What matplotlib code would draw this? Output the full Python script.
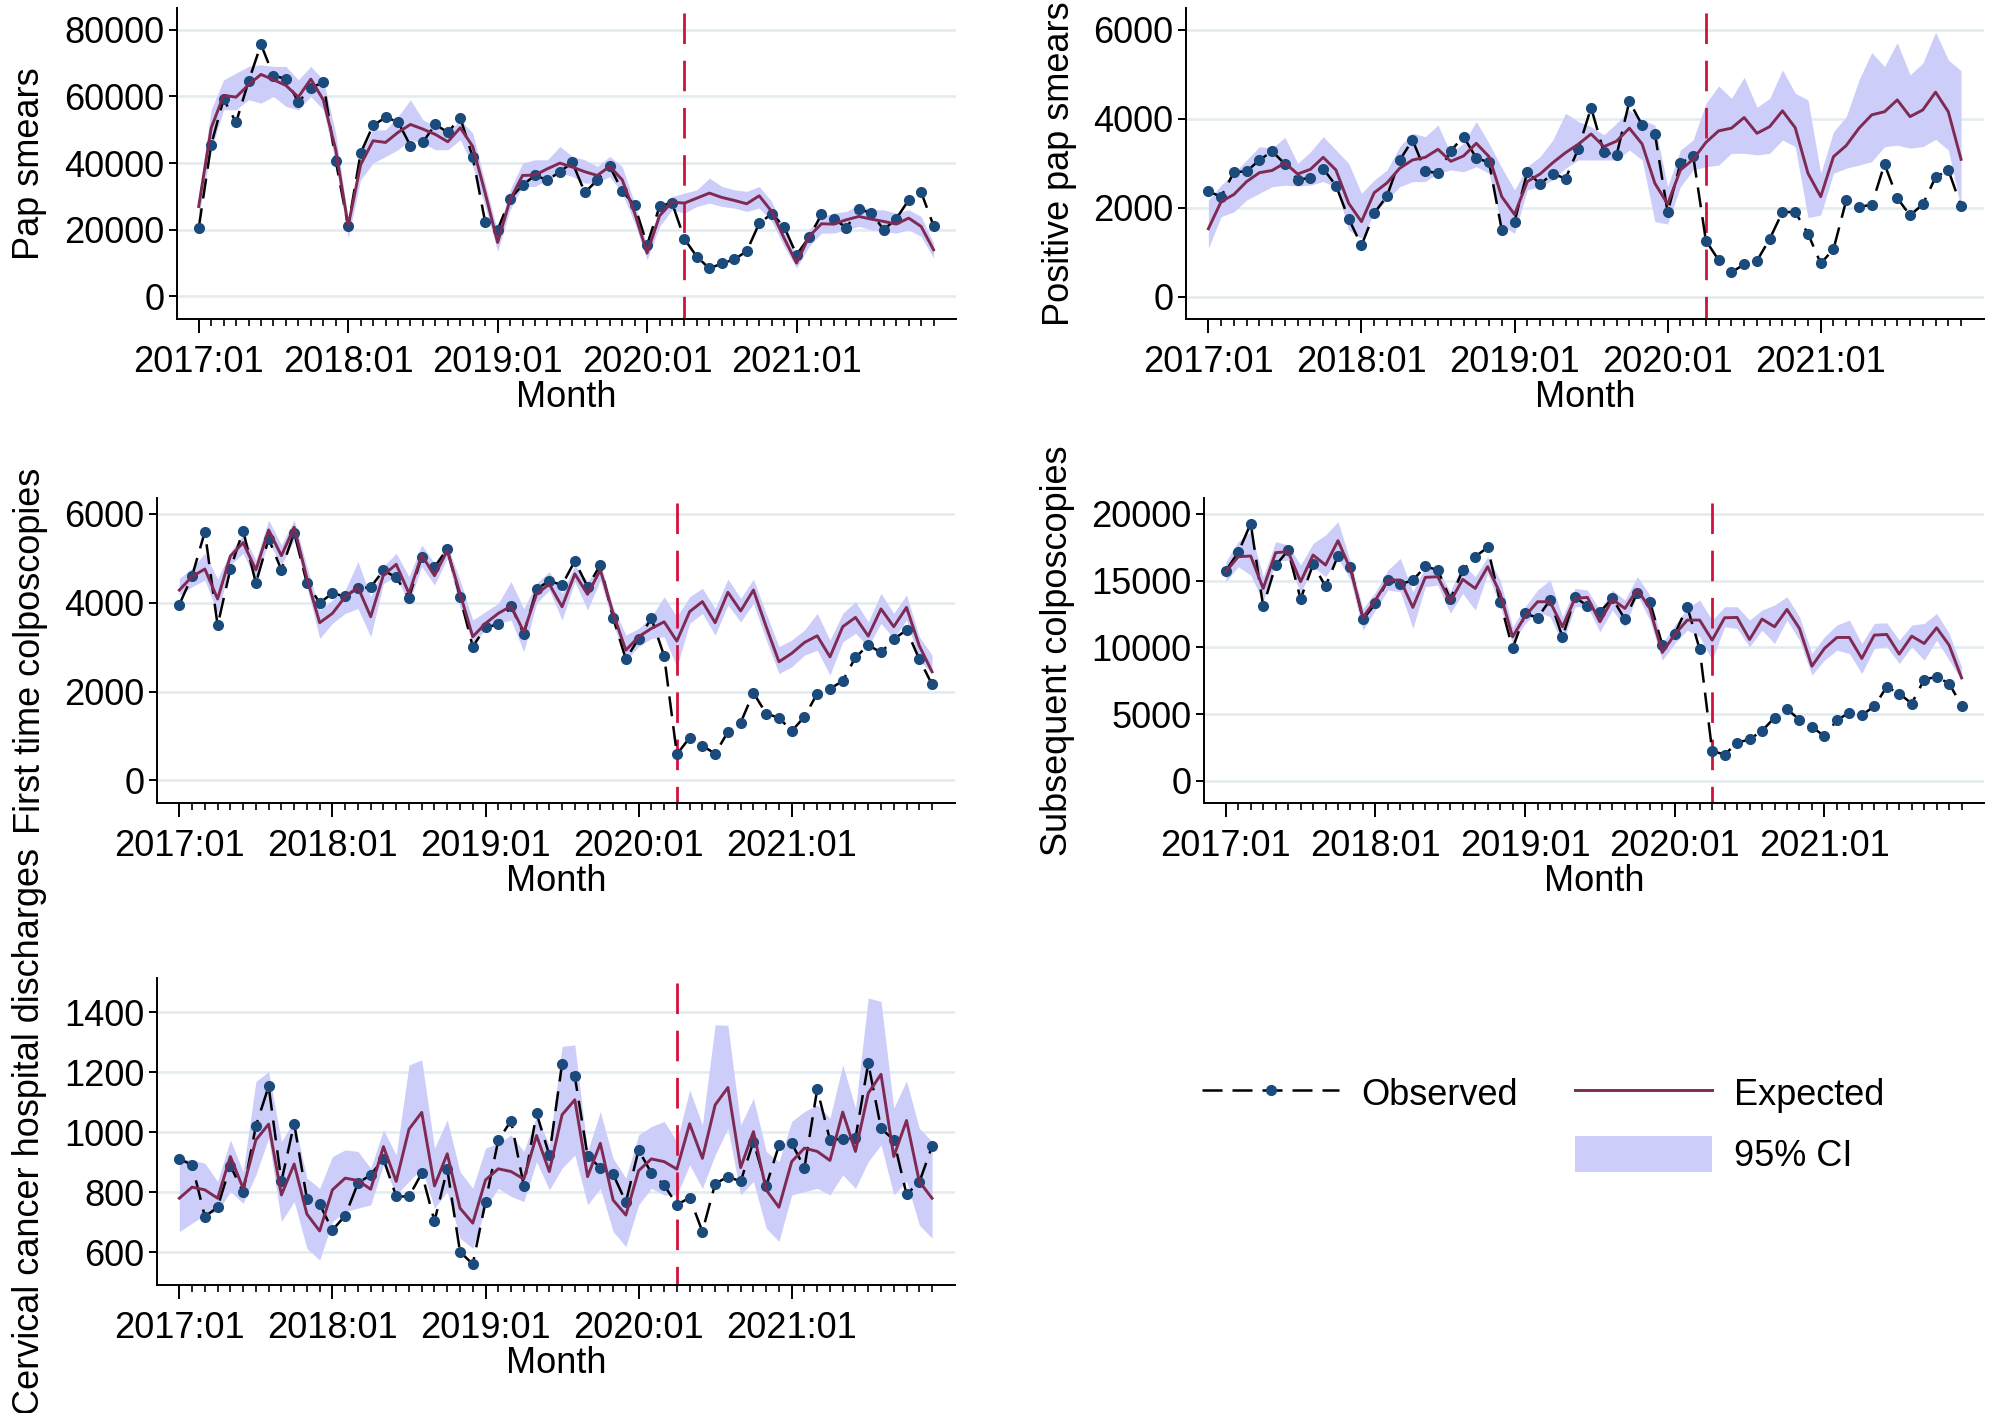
import numpy as np
import matplotlib
matplotlib.use("Agg")
import matplotlib.pyplot as plt
from matplotlib.lines import Line2D
from matplotlib.patches import Patch

plt.rcParams['font.family'] = ['Liberation Sans', 'DejaVu Sans']

# months 2017:01 .. 2021:12
months = np.arange(60)
year_ticks = [0, 12, 24, 36, 48]
year_labels = ['2017:01', '2018:01', '2019:01', '2020:01', '2021:01']
interruption = 39  # 2020:04

# Pap smears
pap_obs = [20500, 45500, 59200, 52200, 64500, 75600, 66200, 65300, 58300, 62500, 64300, 40700,
           21000, 43000, 51300, 53700, 52400, 45200, 46300, 51600, 49200, 53600, 41800, 22300,
           20000, 29300, 33400, 36300, 34900, 37400, 40200, 31200, 34900, 39000, 31700, 27300,
           15500, 27000, 28100, 17200, 11900, 8400, 9900, 11100, 13600, 21900, 24800, 20900,
           12500, 17700, 24600, 23300, 20600, 26200, 25000, 20000, 23300, 28900, 31300, 21200]
pap_exp = [27000, 50500, 60300, 59800, 63500, 66600, 65000, 63300, 59800, 65200, 59000, 44000,
           21200, 39500, 46700, 46200, 49200, 51600, 50200, 48600, 46400, 50600, 45000, 31000,
           16200, 29000, 36300, 36400, 38300, 40000, 38800, 37400, 36300, 39000, 35000, 25000,
           13000, 24200, 28300, 28000, 29500, 31000, 29700, 28800, 27800, 30200, 25500, 17500,
           10000, 18000, 21800, 21700, 23000, 24000, 23200, 22500, 21700, 23500, 21000, 14000]
pap_lo = [24000, 44000, 56000, 56000, 59000, 58000, 60000, 57000, 56000, 60000, 56000, 40000,
          17500, 35000, 40000, 42000, 44000, 47000, 46000, 44000, 44000, 47000, 39000, 27000,
          13500, 26000, 33000, 33000, 35000, 37000, 36000, 34000, 34000, 36000, 31000, 22000,
          11000, 21000, 26000, 25000, 27000, 28000, 27000, 26500, 25500, 26500, 22500, 15000,
          8500, 15000, 19000, 19000, 20000, 21000, 20000, 19500, 19000, 20000, 18000, 11500]
pap_hi = [30000, 56000, 65000, 67000, 69000, 69500, 69000, 69000, 65000, 69000, 65000, 49000,
          23000, 43000, 50000, 50000, 54000, 59000, 53000, 51000, 49000, 53000, 49000, 34000,
          19500, 32000, 40000, 41000, 41000, 45000, 42000, 41000, 39000, 42000, 39000, 28000,
          15000, 27000, 30000, 31000, 32000, 35500, 33000, 32000, 31500, 33000, 28500, 20000,
          12000, 20000, 24000, 25000, 25500, 27500, 26000, 26000, 25000, 26000, 24000, 16000]

# Positive pap smears
pos_obs = [2370, 2250, 2800, 2820, 3075, 3270, 2985, 2625, 2680, 2880, 2500, 1755,
           1155, 1880, 2265, 3070, 3525, 2830, 2775, 3280, 3600, 3120, 3020, 1500,
           1690, 2810, 2535, 2770, 2655, 3330, 4250, 3250, 3190, 4390, 3860, 3670,
           1900, 3000, 3165, 1260, 825, 550, 730, 810, 1300, 1905, 1905, 1420,
           750, 1070, 2170, 2020, 2070, 2985, 2220, 1830, 2080, 2685, 2850, 2040]
pos_exp = [1530, 2140, 2300, 2590, 2790, 2840, 3010, 2760, 2865, 3135, 2850, 2100,
           1690, 2340, 2560, 2890, 3075, 3135, 3315, 3045, 3165, 3450, 3150, 2250,
           1850, 2590, 2760, 3015, 3240, 3430, 3660, 3375, 3500, 3790, 3435, 2550,
           2085, 2850, 3090, 3470, 3730, 3790, 4030, 3675, 3825, 4180, 3800, 2775,
           2250, 3150, 3400, 3790, 4090, 4160, 4425, 4050, 4200, 4600, 4160, 3090]
pos_lo = [1090, 1800, 1910, 2175, 2325, 2475, 2510, 2490, 2510, 2590, 2475, 1500,
          1310, 1875, 2175, 2475, 2590, 2590, 2775, 2850, 2810, 2925, 2775, 1600,
          1425, 2400, 2475, 2625, 2890, 3075, 3075, 3075, 3075, 3300, 3075, 1690,
          1635, 2475, 2850, 2925, 2960, 3225, 3225, 3190, 3225, 3525, 3375, 1780,
          1840, 2775, 2890, 2960, 3040, 3375, 3410, 3340, 3375, 3540, 3300, 1990]
pos_hi = [2175, 2510, 2775, 3075, 3375, 3340, 3585, 3000, 3260, 3600, 3300, 3000,
          2325, 2625, 2850, 3375, 3675, 3600, 3860, 3225, 3450, 3940, 3450, 2900,
          2400, 2925, 3150, 3525, 4125, 3940, 3825, 3640, 3900, 4200, 3975, 3860,
          2475, 3300, 3525, 4350, 4740, 4460, 4935, 4260, 4460, 5100, 4575, 4425,
          2775, 3710, 4050, 4875, 5490, 5175, 5715, 4990, 5250, 5950, 5325, 5080]

# First time colposcopies
first_obs = [3960, 4600, 5600, 3490, 4760, 5625, 4440, 5440, 4740, 5580, 4440, 4000,
             4210, 4145, 4325, 4350, 4730, 4570, 4115, 5040, 4800, 5210, 4135, 3010,
             3445, 3510, 3925, 3295, 4310, 4490, 4400, 4940, 4360, 4850, 3660, 2730,
             3190, 3650, 2805, 585, 960, 775, 600, 1090, 1300, 1970, 1500, 1410,
             1110, 1430, 1955, 2060, 2240, 2770, 3045, 2880, 3180, 3385, 2730, 2160]
first_exp = [4285, 4590, 4760, 4085, 5050, 5355, 4740, 5640, 5060, 5700, 4550, 3550,
             3760, 4135, 4350, 3685, 4625, 4865, 4210, 5075, 4610, 5175, 4210, 3235,
             3535, 3760, 3925, 3345, 4195, 4420, 3910, 4650, 4190, 4740, 3760, 2930,
             3235, 3420, 3570, 3135, 3800, 4025, 3550, 4235, 3815, 4285, 3460, 2670,
             2860, 3105, 3255, 2780, 3460, 3670, 3250, 3860, 3460, 3895, 3030, 2445]
first_lo = [4170, 4360, 4510, 3760, 4850, 5115, 4510, 5375, 4850, 5415, 4360, 3195,
            3535, 3760, 3870, 3235, 4435, 4590, 3985, 4815, 4400, 5000, 3910, 3085,
            3385, 3535, 3610, 2895, 3985, 4285, 3610, 4475, 3835, 4510, 3535, 2705,
            3010, 3195, 3235, 2555, 3535, 3760, 3270, 3950, 3570, 3985, 3160, 2405,
            2555, 2820, 2930, 2370, 3120, 3310, 3010, 3535, 3195, 3610, 2705, 2405]
first_hi = [4545, 4780, 5115, 4535, 5150, 5530, 4965, 5865, 5300, 5865, 4815, 3835,
            4060, 4285, 4925, 4135, 4815, 5115, 4585, 5300, 4890, 5300, 4510, 3610,
            3800, 3985, 4475, 3870, 4435, 4700, 4210, 4850, 4475, 4890, 3910, 3270,
            3420, 3685, 4135, 3685, 4135, 4325, 3870, 4535, 4100, 4530, 3760, 3010,
            3160, 3385, 3760, 3160, 3760, 4025, 3570, 4210, 3760, 4175, 3235, 2820]

# Subsequent colposcopies
subs_obs = [15750, 17125, 19275, 13075, 16150, 17275, 13625, 16225, 14575, 16875, 16000, 12100,
            13300, 15050, 14750, 15025, 16075, 15800, 13625, 15775, 16800, 17500, 13425, 9925,
            12550, 12225, 13550, 10775, 13750, 13125, 12650, 13675, 12125, 14100, 13425, 10200,
            11000, 13050, 9875, 2250, 1975, 2850, 3125, 3750, 4750, 5375, 4600, 4050,
            3350, 4550, 5125, 4925, 5600, 7050, 6550, 5800, 7600, 7800, 7300, 5650]
subs_exp = [15675, 16800, 16850, 14425, 17100, 17175, 14925, 16925, 16175, 18000, 15850, 12250,
            13550, 15050, 15050, 13000, 15250, 15300, 13425, 15100, 14425, 16050, 14050, 10800,
            12350, 13425, 13425, 11550, 13675, 13750, 11925, 13600, 12925, 14350, 12925, 9625,
            10975, 12050, 12050, 10550, 12225, 12250, 10600, 12125, 11550, 12850, 11425, 8600,
            9925, 10750, 10750, 9175, 10925, 10975, 9500, 10850, 10300, 11475, 10175, 7725]
subs_lo = [14925, 16050, 15425, 13425, 16425, 16550, 14050, 16050, 15300, 16675, 15050, 11300,
           12800, 14300, 14175, 11425, 14550, 14675, 12550, 14050, 12800, 15550, 13050, 10300,
           11800, 12675, 12300, 10300, 13050, 13050, 11175, 12800, 11550, 13925, 12050, 9050,
           10300, 11300, 10800, 9050, 11550, 11425, 10050, 11300, 10300, 12050, 10550, 7925,
           9050, 9800, 9550, 8050, 9925, 10050, 8800, 10050, 9050, 10550, 9050, 7550]
subs_hi = [16425, 17925, 18675, 15300, 17925, 17675, 16175, 17800, 18425, 19425, 16425, 12925,
           14150, 15800, 16675, 14175, 16050, 15925, 14175, 16300, 15300, 16800, 15050, 11550,
           13050, 14300, 15050, 12300, 14425, 14300, 12800, 14300, 13550, 15300, 13925, 10300,
           11675, 12925, 13550, 12050, 13050, 13050, 12050, 12800, 13175, 13800, 12300, 9550,
           10800, 11675, 12050, 10300, 11800, 11850, 10550, 11675, 11800, 12550, 11050, 8550]

# Cervical cancer hospital discharges
cc_obs = [911, 891, 719, 750, 889, 800, 1021, 1153, 836, 1029, 778, 760,
          674, 722, 830, 858, 911, 786, 786, 863, 704, 877, 602, 560,
          769, 973, 1038, 822, 1063, 924, 1227, 1186, 921, 882, 860, 767,
          941, 864, 824, 758, 782, 669, 828, 852, 836, 969, 821, 956,
          963, 882, 1143, 974, 978, 980, 1230, 1013, 974, 793, 833, 953]
cc_exp = [780, 817, 808, 780, 919, 813, 974, 1027, 791, 894, 727, 671,
          808, 847, 839, 810, 952, 836, 1010, 1066, 821, 928, 747, 697,
          841, 878, 869, 844, 989, 869, 1058, 1108, 852, 963, 774, 724,
          872, 911, 902, 877, 1028, 913, 1091, 1149, 882, 1002, 808, 750,
          902, 947, 936, 906, 1067, 936, 1130, 1193, 919, 1039, 836, 780]
cc_lo = [669, 697, 724, 736, 802, 763, 858, 980, 702, 769, 613, 574,
         702, 736, 747, 758, 891, 791, 836, 880, 747, 802, 647, 613,
         747, 813, 786, 769, 902, 808, 880, 924, 758, 813, 669, 619,
         758, 813, 791, 791, 891, 813, 924, 1013, 791, 836, 680, 636,
         791, 802, 813, 791, 858, 813, 902, 958, 791, 836, 691, 647]
cc_hi = [913, 907, 897, 836, 974, 869, 1169, 1202, 969, 1038, 847, 813,
         919, 941, 936, 880, 1008, 924, 1224, 1241, 947, 1041, 869, 813,
         947, 963, 991, 936, 1052, 958, 1286, 1291, 936, 1069, 913, 847,
         991, 1019, 1036, 969, 1141, 1024, 1358, 1356, 1024, 1113, 936, 902,
         1036, 1069, 1091, 1047, 1224, 1080, 1447, 1436, 1080, 1171, 1013, 969]

# colours
ci_col = '#cdcdfa'
exp_col = '#7f2a52'
obs_col = '#1b4a7c'
red_col = '#d2103c'
grid_col = '#e2ebed'

fig = plt.figure(figsize=(19.9, 14.13), dpi=100)

# (obs, exp, lo, hi, ylabel, ylim, yticks, axes rect)
panels = [
    (pap_obs, pap_exp, pap_lo, pap_hi, 'Pap smears', (-6780, 86510),
     np.arange(0, 80001, 20000), [0.0889, 0.7742, 0.3915, 0.2201]),
    (pos_obs, pos_exp, pos_lo, pos_hi, 'Positive pap smears', (-500, 6490),
     np.arange(0, 6001, 2000), [0.596, 0.7742, 0.401, 0.2201]),
    (first_obs, first_exp, first_lo, first_hi, 'First time colposcopies', (-512, 6361),
     np.arange(0, 6001, 2000), [0.0789, 0.4317, 0.401, 0.2159]),
    (subs_obs, subs_exp, subs_lo, subs_hi, 'Subsequent colposcopies', (-1650, 21200),
     np.arange(0, 20001, 5000), [0.605, 0.4317, 0.392, 0.2159]),
    (cc_obs, cc_exp, cc_lo, cc_hi, 'Cervical cancer hospital discharges', (491, 1514),
     np.arange(600, 1401, 200), [0.0789, 0.0906, 0.401, 0.2173]),
]

for obs, expd, lo, hi, ylab, ylim, yt, rect in panels:
    ax = fig.add_axes(rect)
    ax.fill_between(months, lo, hi, color=ci_col, lw=0, zorder=1)
    # interruption line, drawn top-down so the dash pattern starts at the top
    ax.plot([interruption, interruption], [0.985, 0.0], transform=ax.get_xaxis_transform(),
            color=red_col, lw=2.0, dashes=(11, 6), zorder=2)
    ax.plot(months, obs, color='black', lw=1.8, dashes=(8, 4), marker='o', ms=7,
            mfc=obs_col, mec=obs_col, zorder=3)
    ax.plot(months, expd, color=exp_col, lw=2.1, zorder=4)

    ax.set_xlim(-1.75, 60.8)
    ax.set_ylim(*ylim)
    ax.set_yticks(yt)
    ax.set_xticks(year_ticks)
    ax.set_xticklabels(year_labels)
    ax.set_xticks(months, minor=True)
    ax.yaxis.grid(True, color=grid_col, lw=1.8, zorder=0)
    ax.set_axisbelow(True)
    for s in ['top', 'right']:
        ax.spines[s].set_visible(False)
    for s in ['left', 'bottom']:
        ax.spines[s].set_linewidth(1.4)
    ax.tick_params(axis='x', which='major', length=10, width=1.4, labelsize=26, pad=9)
    ax.tick_params(axis='x', which='minor', length=5, width=1.2)
    ax.tick_params(axis='y', length=6, width=1.4, labelsize=26, pad=3)
    ax.set_xlabel('Month', fontsize=26, labelpad=0)
    ax.set_ylabel(ylab, fontsize=26, labelpad=12)

# legend in the empty bottom-right slot
handles = [
    Line2D([], [], color='black', lw=1.8, dashes=(8, 4), marker='o', ms=7,
           mfc=obs_col, mec=obs_col),
    Line2D([], [], color='none'),
    Line2D([], [], color=exp_col, lw=2.1),
    Patch(facecolor=ci_col, edgecolor='none'),
]
labels = ['Observed', ' ', 'Expected', '95% CI']
fig.legend(handles, labels, loc='upper left', bbox_to_anchor=(0.604, 0.2395),
           ncol=2, frameon=False, fontsize=26, handlelength=3.8, handleheight=1.15,
           handletextpad=0.6, columnspacing=1.6, labelspacing=0.65, borderpad=0,
           borderaxespad=0)

fig.savefig('out.png', dpi=100)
══════════
▸ What to produce
Reproduce the material above from its first line through the line containing "interruption = 39", both ends included, and skip every picture.

▸ The completed task
What matplotlib code would draw this? Output the full Python script.
import numpy as np
import matplotlib
matplotlib.use("Agg")
import matplotlib.pyplot as plt
from matplotlib.lines import Line2D
from matplotlib.patches import Patch

plt.rcParams['font.family'] = ['Liberation Sans', 'DejaVu Sans']

# months 2017:01 .. 2021:12
months = np.arange(60)
year_ticks = [0, 12, 24, 36, 48]
year_labels = ['2017:01', '2018:01', '2019:01', '2020:01', '2021:01']
interruption = 39  # 2020:04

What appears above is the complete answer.